▸ **TASK REQUIREMENTS**
Skip all pictures, then copy the lines from the start of the data through the line with "Serif', 'Times New", keeping both ends.

********

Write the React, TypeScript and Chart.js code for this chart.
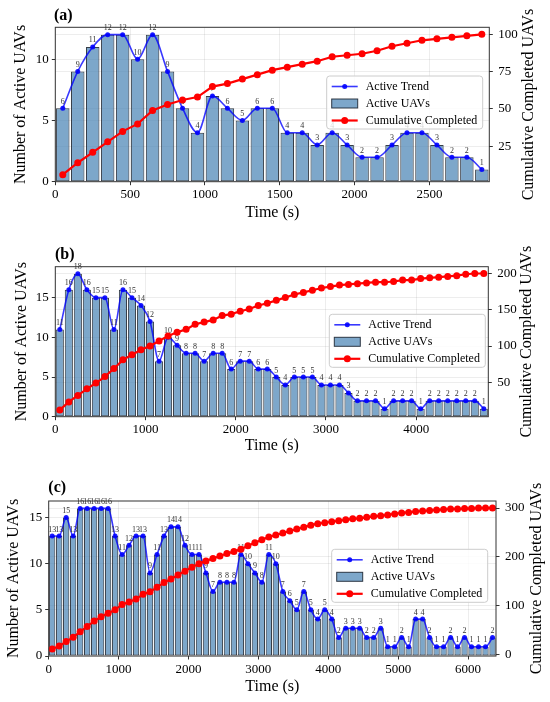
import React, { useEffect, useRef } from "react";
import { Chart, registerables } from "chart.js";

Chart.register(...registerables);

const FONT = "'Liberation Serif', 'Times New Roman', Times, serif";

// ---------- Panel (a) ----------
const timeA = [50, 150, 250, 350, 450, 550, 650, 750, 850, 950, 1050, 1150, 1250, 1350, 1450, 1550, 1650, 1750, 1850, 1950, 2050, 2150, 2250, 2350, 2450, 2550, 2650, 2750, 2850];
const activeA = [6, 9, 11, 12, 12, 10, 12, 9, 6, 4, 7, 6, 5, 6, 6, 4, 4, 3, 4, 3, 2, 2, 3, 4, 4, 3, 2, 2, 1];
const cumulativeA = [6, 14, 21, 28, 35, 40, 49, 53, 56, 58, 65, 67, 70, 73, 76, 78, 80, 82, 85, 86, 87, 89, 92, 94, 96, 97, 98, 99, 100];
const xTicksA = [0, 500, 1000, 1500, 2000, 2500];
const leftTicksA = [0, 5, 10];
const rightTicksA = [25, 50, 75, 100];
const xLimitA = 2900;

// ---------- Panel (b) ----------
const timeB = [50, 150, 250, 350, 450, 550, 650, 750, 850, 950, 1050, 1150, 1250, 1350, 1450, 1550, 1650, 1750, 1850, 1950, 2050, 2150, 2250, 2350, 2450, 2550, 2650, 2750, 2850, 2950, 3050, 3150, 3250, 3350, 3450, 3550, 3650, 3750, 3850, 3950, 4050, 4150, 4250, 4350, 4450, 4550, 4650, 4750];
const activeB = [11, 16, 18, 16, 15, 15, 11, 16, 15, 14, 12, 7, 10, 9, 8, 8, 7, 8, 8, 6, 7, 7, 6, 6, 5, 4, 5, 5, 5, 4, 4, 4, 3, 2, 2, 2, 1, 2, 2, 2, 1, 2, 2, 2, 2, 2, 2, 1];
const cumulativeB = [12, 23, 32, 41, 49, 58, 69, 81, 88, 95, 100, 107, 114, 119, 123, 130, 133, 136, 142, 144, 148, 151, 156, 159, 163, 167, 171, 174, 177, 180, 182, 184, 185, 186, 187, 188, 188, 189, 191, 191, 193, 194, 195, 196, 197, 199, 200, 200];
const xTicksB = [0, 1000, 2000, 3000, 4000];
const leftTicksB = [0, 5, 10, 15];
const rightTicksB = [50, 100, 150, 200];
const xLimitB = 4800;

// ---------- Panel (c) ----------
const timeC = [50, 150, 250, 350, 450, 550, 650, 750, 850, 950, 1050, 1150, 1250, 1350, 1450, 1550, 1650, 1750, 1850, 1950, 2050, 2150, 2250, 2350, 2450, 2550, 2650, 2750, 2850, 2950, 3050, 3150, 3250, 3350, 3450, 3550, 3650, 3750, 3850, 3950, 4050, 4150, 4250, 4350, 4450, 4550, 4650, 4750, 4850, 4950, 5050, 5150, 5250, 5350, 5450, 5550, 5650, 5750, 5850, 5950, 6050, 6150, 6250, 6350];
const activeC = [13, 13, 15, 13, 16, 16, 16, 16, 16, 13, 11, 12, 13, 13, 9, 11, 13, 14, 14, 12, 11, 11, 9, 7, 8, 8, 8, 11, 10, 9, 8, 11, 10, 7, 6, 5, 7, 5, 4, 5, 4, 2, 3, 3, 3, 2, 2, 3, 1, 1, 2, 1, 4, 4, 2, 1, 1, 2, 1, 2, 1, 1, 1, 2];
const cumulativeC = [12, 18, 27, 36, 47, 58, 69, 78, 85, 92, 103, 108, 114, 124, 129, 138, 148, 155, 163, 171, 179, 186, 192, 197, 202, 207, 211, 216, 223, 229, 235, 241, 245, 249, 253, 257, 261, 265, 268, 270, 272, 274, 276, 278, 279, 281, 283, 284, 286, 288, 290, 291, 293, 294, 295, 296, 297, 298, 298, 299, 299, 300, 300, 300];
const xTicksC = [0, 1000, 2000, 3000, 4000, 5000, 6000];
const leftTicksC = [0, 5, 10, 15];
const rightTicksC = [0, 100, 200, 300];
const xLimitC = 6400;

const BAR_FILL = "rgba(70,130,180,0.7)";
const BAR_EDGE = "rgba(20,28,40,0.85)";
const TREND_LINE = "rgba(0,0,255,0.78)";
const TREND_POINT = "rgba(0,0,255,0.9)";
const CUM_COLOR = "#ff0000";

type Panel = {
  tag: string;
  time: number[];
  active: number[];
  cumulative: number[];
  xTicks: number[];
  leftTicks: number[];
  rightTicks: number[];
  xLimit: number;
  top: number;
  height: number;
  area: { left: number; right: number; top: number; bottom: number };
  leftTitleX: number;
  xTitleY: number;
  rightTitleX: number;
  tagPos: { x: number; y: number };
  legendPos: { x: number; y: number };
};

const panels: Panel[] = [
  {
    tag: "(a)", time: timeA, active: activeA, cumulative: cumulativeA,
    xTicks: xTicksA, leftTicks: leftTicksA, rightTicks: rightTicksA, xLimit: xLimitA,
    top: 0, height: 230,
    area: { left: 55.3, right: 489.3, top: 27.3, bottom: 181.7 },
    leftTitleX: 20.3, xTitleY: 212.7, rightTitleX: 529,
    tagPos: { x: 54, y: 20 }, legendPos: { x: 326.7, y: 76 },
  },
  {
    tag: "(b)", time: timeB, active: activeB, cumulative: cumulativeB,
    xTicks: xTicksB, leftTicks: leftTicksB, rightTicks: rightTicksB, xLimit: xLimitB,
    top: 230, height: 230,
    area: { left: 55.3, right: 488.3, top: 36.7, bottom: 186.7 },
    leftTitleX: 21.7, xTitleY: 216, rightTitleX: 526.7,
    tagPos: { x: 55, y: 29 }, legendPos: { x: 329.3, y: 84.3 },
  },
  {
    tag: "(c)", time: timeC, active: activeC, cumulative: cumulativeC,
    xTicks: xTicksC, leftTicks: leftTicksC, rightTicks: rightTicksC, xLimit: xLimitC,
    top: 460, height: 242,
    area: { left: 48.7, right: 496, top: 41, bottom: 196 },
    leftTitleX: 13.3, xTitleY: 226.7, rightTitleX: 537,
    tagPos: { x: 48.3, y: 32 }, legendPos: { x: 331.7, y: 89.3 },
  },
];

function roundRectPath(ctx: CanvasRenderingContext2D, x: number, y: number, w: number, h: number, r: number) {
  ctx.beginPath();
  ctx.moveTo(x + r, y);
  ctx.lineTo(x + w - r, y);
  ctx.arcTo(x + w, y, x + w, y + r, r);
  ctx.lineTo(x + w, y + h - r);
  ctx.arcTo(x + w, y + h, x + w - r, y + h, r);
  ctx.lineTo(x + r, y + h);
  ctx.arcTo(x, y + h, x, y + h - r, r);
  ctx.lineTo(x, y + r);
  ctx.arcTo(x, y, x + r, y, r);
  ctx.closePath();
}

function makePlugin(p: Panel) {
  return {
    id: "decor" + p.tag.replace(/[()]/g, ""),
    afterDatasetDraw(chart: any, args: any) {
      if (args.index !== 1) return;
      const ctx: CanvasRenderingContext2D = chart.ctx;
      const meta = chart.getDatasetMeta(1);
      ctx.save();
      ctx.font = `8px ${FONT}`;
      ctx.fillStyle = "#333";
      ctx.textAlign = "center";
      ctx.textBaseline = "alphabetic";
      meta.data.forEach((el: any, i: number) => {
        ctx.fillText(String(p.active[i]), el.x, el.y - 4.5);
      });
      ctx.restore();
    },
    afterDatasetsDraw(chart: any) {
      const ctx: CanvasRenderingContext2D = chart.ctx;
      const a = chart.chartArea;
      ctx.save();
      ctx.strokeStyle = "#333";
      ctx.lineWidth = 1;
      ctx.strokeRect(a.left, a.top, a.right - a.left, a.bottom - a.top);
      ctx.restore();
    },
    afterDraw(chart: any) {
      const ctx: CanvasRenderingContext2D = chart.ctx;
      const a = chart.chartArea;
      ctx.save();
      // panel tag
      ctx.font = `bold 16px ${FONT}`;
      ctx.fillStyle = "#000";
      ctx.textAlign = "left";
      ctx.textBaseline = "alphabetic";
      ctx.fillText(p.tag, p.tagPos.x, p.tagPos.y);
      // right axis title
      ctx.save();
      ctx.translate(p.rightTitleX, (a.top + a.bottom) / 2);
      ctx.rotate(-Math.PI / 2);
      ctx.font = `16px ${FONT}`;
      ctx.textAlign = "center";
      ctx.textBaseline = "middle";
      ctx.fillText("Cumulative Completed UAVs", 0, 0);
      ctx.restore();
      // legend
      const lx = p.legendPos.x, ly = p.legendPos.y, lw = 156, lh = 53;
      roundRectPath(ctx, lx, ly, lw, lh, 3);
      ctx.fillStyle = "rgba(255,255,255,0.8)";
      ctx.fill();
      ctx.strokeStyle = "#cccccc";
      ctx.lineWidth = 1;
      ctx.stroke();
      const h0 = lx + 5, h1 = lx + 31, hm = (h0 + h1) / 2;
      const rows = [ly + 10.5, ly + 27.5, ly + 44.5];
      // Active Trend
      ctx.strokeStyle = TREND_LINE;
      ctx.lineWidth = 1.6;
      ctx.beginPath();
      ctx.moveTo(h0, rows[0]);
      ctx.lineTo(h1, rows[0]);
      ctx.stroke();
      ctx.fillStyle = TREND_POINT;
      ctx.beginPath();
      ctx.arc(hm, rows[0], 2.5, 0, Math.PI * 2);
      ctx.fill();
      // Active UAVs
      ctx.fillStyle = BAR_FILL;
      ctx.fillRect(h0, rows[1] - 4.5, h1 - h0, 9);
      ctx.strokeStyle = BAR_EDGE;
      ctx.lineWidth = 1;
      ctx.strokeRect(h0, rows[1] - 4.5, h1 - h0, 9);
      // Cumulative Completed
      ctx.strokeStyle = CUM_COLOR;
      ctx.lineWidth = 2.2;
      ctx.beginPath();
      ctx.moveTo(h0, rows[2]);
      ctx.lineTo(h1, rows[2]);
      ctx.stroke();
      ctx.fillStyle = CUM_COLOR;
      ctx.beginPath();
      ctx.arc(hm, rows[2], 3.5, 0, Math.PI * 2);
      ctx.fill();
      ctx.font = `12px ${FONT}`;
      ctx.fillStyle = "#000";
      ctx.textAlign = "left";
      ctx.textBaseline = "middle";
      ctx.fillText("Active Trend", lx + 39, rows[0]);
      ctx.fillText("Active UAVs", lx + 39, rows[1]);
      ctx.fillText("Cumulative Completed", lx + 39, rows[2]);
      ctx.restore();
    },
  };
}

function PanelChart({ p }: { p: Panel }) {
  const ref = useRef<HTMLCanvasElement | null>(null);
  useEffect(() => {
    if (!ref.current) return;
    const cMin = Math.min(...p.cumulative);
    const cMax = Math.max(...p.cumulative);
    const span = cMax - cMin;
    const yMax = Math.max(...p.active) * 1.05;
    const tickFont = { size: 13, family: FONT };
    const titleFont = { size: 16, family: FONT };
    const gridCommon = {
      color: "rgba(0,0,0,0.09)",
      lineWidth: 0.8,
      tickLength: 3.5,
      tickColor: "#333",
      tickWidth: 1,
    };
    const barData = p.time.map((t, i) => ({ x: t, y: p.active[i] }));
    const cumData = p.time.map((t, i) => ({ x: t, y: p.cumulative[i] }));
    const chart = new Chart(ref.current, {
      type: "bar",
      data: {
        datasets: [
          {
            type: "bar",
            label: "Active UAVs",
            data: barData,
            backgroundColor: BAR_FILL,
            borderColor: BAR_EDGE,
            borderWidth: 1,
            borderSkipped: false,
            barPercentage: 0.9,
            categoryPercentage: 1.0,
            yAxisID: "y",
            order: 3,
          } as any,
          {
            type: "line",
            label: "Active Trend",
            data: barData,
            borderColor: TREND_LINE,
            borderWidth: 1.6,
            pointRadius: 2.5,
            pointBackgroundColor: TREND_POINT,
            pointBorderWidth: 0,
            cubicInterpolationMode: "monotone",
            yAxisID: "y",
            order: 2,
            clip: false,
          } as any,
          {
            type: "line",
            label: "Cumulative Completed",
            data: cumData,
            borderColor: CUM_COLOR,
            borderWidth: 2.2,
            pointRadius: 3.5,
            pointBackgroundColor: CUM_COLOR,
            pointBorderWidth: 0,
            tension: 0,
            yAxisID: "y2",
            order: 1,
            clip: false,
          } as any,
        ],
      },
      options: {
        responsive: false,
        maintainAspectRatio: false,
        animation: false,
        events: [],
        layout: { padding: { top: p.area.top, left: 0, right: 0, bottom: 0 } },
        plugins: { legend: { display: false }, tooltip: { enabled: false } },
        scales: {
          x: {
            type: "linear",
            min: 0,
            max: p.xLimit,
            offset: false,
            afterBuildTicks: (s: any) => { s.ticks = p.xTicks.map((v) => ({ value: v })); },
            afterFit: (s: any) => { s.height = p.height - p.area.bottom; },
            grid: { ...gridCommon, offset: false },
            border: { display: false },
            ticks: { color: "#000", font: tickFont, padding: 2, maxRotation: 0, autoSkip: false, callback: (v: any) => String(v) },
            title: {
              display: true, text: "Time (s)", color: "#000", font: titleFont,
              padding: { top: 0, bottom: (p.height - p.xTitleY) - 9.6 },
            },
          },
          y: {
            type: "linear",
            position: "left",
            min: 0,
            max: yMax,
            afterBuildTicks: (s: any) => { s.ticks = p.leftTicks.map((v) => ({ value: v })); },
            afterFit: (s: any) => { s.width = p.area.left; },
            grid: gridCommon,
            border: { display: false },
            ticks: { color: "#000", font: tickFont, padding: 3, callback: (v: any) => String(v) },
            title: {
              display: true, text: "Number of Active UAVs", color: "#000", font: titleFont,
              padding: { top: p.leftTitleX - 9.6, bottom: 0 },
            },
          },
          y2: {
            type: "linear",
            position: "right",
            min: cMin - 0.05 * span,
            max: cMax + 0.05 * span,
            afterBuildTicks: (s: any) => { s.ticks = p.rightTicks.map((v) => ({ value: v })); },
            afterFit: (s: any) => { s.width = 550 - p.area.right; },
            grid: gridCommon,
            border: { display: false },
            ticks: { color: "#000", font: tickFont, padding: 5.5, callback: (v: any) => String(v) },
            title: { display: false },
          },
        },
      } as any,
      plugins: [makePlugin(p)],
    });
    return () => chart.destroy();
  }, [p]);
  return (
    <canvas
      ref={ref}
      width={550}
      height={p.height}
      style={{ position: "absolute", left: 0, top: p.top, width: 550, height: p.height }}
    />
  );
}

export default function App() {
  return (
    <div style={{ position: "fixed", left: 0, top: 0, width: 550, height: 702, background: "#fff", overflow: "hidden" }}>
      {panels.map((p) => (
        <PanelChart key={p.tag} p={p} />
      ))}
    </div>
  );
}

********

▸ **RESULT OF THIS EXERCISE**
Write the React, TypeScript and Chart.js code for this chart.
import React, { useEffect, useRef } from "react";
import { Chart, registerables } from "chart.js";

Chart.register(...registerables);

const FONT = "'Liberation Serif', 'Times New Roman', Times, serif";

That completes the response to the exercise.